▶ [REQUIRED WORK]: The lines from the top of the material through the line with "ax.set_axisbelow(True)" are to be set down exactly. Leave the pictures out.

==== DATA EXTRACT

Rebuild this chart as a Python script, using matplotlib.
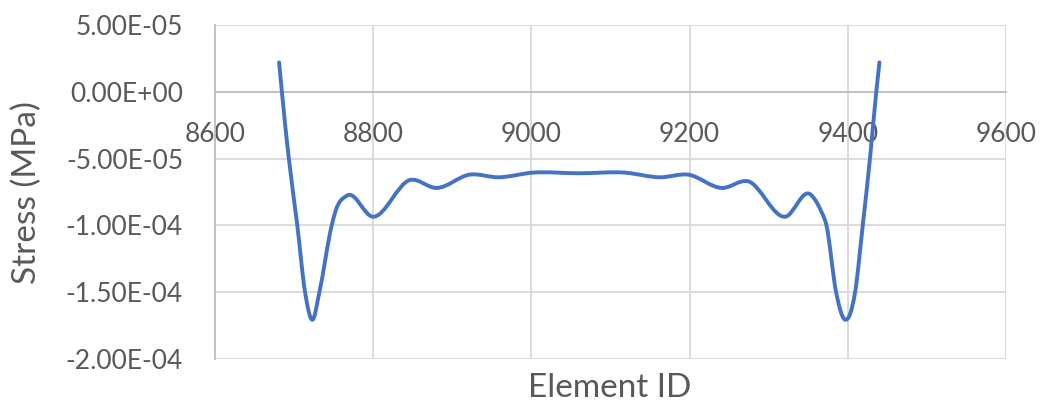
import numpy as np
import matplotlib
matplotlib.use("Agg")
import matplotlib.pyplot as plt
from matplotlib.path import Path
from matplotlib.patches import PathPatch

# values
element_id = [8681, 8684.5, 8693.3, 8704, 8713.8, 8723.5, 8731.9, 8747.5, 8752.5, 8766.5,
              8799.4, 8846.6, 8880, 8922, 8958, 9002, 9060, 9118, 9163, 9198,
              9241, 9274, 9321, 9353.2, 9366, 9373, 9385.2, 9396.6, 9409.2, 9418.9,
              9428, 9436, 9440]
stress = [2.2e-5, 0.0, -5.0e-5, -1.0e-4, -1.5e-4, -1.706e-4, -1.5e-4, -1.0e-4, -8.9e-5, -7.78e-5,
          -9.35e-5, -6.6e-5, -7.2e-5, -6.2e-5, -6.4e-5, -6.05e-5, -6.1e-5, -6.05e-5, -6.4e-5, -6.2e-5,
          -7.2e-5, -6.7e-5, -9.35e-5, -7.7e-5, -8.9e-5, -1.0e-4, -1.5e-4, -1.706e-4, -1.5e-4, -1.0e-4,
          -5.0e-5, 0.0, 2.2e-5]

x_ticks = [8600, 8800, 9000, 9200, 9400, 9600]
y_ticks = [5e-5, 0, -5e-5, -1e-4, -1.5e-4, -2e-4]
y_tick_labels = ['5.00E-05', '0.00E+00', '-5.00E-05', '-1.00E-04', '-1.50E-04', '-2.00E-04']

text_col = '#595959'
plt.rcParams['font.family'] = ['Lato', 'DejaVu Sans']

fig = plt.figure(figsize=(10.49, 4.05), dpi=100)
ax = fig.add_axes([0.205, 0.1136, 0.754, 0.8247])
ax.set_xlim(8600, 9600)
ax.set_ylim(-2e-4, 5e-5)


# smoothed line like Excel: cubic hermite (as bezier) through the points
def smooth_path(xs, ys):
    x = np.asarray(xs, float)
    y = np.asarray(ys, float)
    h = np.diff(x)
    s = np.diff(y) / h
    m = np.empty_like(x)
    m[0] = s[0]
    m[-1] = s[-1]
    m[1:-1] = (h[1:] * s[:-1] + h[:-1] * s[1:]) / (h[:-1] + h[1:])
    verts = [(x[0], y[0])]
    codes = [Path.MOVETO]
    for i in range(len(x) - 1):
        d = h[i] / 3.0
        verts += [(x[i] + d, y[i] + m[i] * d),
                  (x[i + 1] - d, y[i + 1] - m[i + 1] * d),
                  (x[i + 1], y[i + 1])]
        codes += [Path.CURVE4] * 3
    return Path(verts, codes)


patch = PathPatch(smooth_path(element_id, stress), facecolor='none',
                  edgecolor='#4472C4', lw=2.8, capstyle='round', joinstyle='round', zorder=3)
ax.add_patch(patch)

ax.set_xticks(x_ticks)
ax.set_yticks(y_ticks)
ax.set_yticklabels(y_tick_labels)
ax.grid(True, color='#d9d9d9', lw=1.3)
ax.set_axisbelow(True)

for s in ['top', 'right']:
    ax.spines[s].set_visible(False)
ax.spines['left'].set_color('#bfbfbf')
ax.spines['left'].set_linewidth(1.3)
ax.spines['bottom'].set_position(('data', 0))
ax.spines['bottom'].set_color('#bfbfbf')
ax.spines['bottom'].set_linewidth(1.3)

ax.tick_params(axis='both', length=0, labelsize=19, labelcolor=text_col)
ax.tick_params(axis='y', pad=23)
ax.tick_params(axis='x', pad=22)

fig.text(27 / 1049, 1 - 193 / 405, 'Stress (MPa)', fontsize=24, color=text_col,
         rotation=90, ha='center', va='center')
fig.text(0.581, 1 - 388 / 405, 'Element ID', fontsize=24, color=text_col,
         ha='center', va='center')

fig.savefig('out.png', dpi=100)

========

▶ [WRITTEN RESPONSE]:
Rebuild this chart as a Python script, using matplotlib.
import numpy as np
import matplotlib
matplotlib.use("Agg")
import matplotlib.pyplot as plt
from matplotlib.path import Path
from matplotlib.patches import PathPatch

# values
element_id = [8681, 8684.5, 8693.3, 8704, 8713.8, 8723.5, 8731.9, 8747.5, 8752.5, 8766.5,
              8799.4, 8846.6, 8880, 8922, 8958, 9002, 9060, 9118, 9163, 9198,
              9241, 9274, 9321, 9353.2, 9366, 9373, 9385.2, 9396.6, 9409.2, 9418.9,
              9428, 9436, 9440]
stress = [2.2e-5, 0.0, -5.0e-5, -1.0e-4, -1.5e-4, -1.706e-4, -1.5e-4, -1.0e-4, -8.9e-5, -7.78e-5,
          -9.35e-5, -6.6e-5, -7.2e-5, -6.2e-5, -6.4e-5, -6.05e-5, -6.1e-5, -6.05e-5, -6.4e-5, -6.2e-5,
          -7.2e-5, -6.7e-5, -9.35e-5, -7.7e-5, -8.9e-5, -1.0e-4, -1.5e-4, -1.706e-4, -1.5e-4, -1.0e-4,
          -5.0e-5, 0.0, 2.2e-5]

x_ticks = [8600, 8800, 9000, 9200, 9400, 9600]
y_ticks = [5e-5, 0, -5e-5, -1e-4, -1.5e-4, -2e-4]
y_tick_labels = ['5.00E-05', '0.00E+00', '-5.00E-05', '-1.00E-04', '-1.50E-04', '-2.00E-04']

text_col = '#595959'
plt.rcParams['font.family'] = ['Lato', 'DejaVu Sans']

fig = plt.figure(figsize=(10.49, 4.05), dpi=100)
ax = fig.add_axes([0.205, 0.1136, 0.754, 0.8247])
ax.set_xlim(8600, 9600)
ax.set_ylim(-2e-4, 5e-5)


# smoothed line like Excel: cubic hermite (as bezier) through the points
def smooth_path(xs, ys):
    x = np.asarray(xs, float)
    y = np.asarray(ys, float)
    h = np.diff(x)
    s = np.diff(y) / h
    m = np.empty_like(x)
    m[0] = s[0]
    m[-1] = s[-1]
    m[1:-1] = (h[1:] * s[:-1] + h[:-1] * s[1:]) / (h[:-1] + h[1:])
    verts = [(x[0], y[0])]
    codes = [Path.MOVETO]
    for i in range(len(x) - 1):
        d = h[i] / 3.0
        verts += [(x[i] + d, y[i] + m[i] * d),
                  (x[i + 1] - d, y[i + 1] - m[i + 1] * d),
                  (x[i + 1], y[i + 1])]
        codes += [Path.CURVE4] * 3
    return Path(verts, codes)


patch = PathPatch(smooth_path(element_id, stress), facecolor='none',
                  edgecolor='#4472C4', lw=2.8, capstyle='round', joinstyle='round', zorder=3)
ax.add_patch(patch)

ax.set_xticks(x_ticks)
ax.set_yticks(y_ticks)
ax.set_yticklabels(y_tick_labels)
ax.grid(True, color='#d9d9d9', lw=1.3)
ax.set_axisbelow(True)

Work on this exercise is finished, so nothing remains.